Lutheran youth from throughout Region I of the Evangelical Lutheran Church in America will converge on campus July 29 to August 2 for a week of fellowship, multicultural events and activities and leadership training known as Rainbow of Gifts.

While the event might sound similar to many sponsored by various Northwest synods through-out the year, this program differs in one impor-tant— and groundbreaking—respect: the majority of the conference’s participants are youth of color.

University Pastor Dennis Sepper and Registrar Julia Pomerenk ’83 have joined Dave Ellingson of the ELCA Region I office in coordinating the annual event, which enters its fourth year in 2001.

Rainbow of Gifts is unique to Region I of the ELCA, and grew out of conversations about how to develop more minority leaders within the Lutheran church. About 100 participants, ranging in age from junior high to young adulthood are participating in the program.

“There are so few minority leaders within the church that we tend to burn them out,” Sepper said. “We realized our particular synod, because of Alaska, a high Native American population and a high Hispanic population, has a lot of these underrepresented people. Then we asked ourselves, ‘Why don’t we start a youth leadership program for these students?’”

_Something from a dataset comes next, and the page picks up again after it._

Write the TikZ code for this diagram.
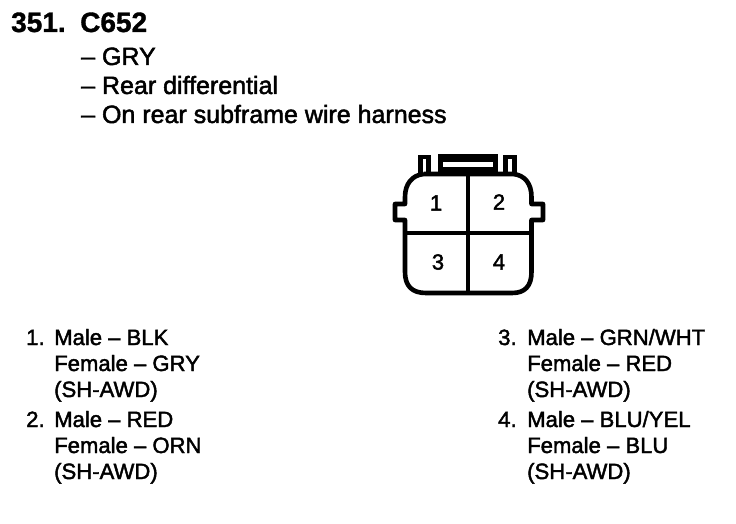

The resulting program, he said, gives students the opportunity to be in the majority, many for the first time in their lives. It also gives PLU and Trinity Lutheran College in Issaquah, Wash., the opportunity to connect with bright, talented young people.

Two Rainbow of Gifts students enrolled at Trinity Lutheran College last fall, Sepper said, and he hopes PLU will also attract Rainbow graduates.

“It’s fun to be in a room on the PLU campus where most of the faces are people of color,” said Pomerenk, who became involved with the program last summer.

Participants in the program live together in Tingelstad Hall and participate in a variety of activities. Students of different ethnicities share their heritage through dance, crafts and music, and the program brings in a variety of speakers. Last year, students took part in a service project on the Nisqually Reservation.

Rainbow of Gifts also includes daily worship services and a concluding service at the end of the week when participants join students from three other church-related camps running simultaneously during the week at PLU.

Both St. Olaf College and Texas Lutheran University have expressed interest in the Rainbow of Gifts program, raising hopes that the program may expand in the future.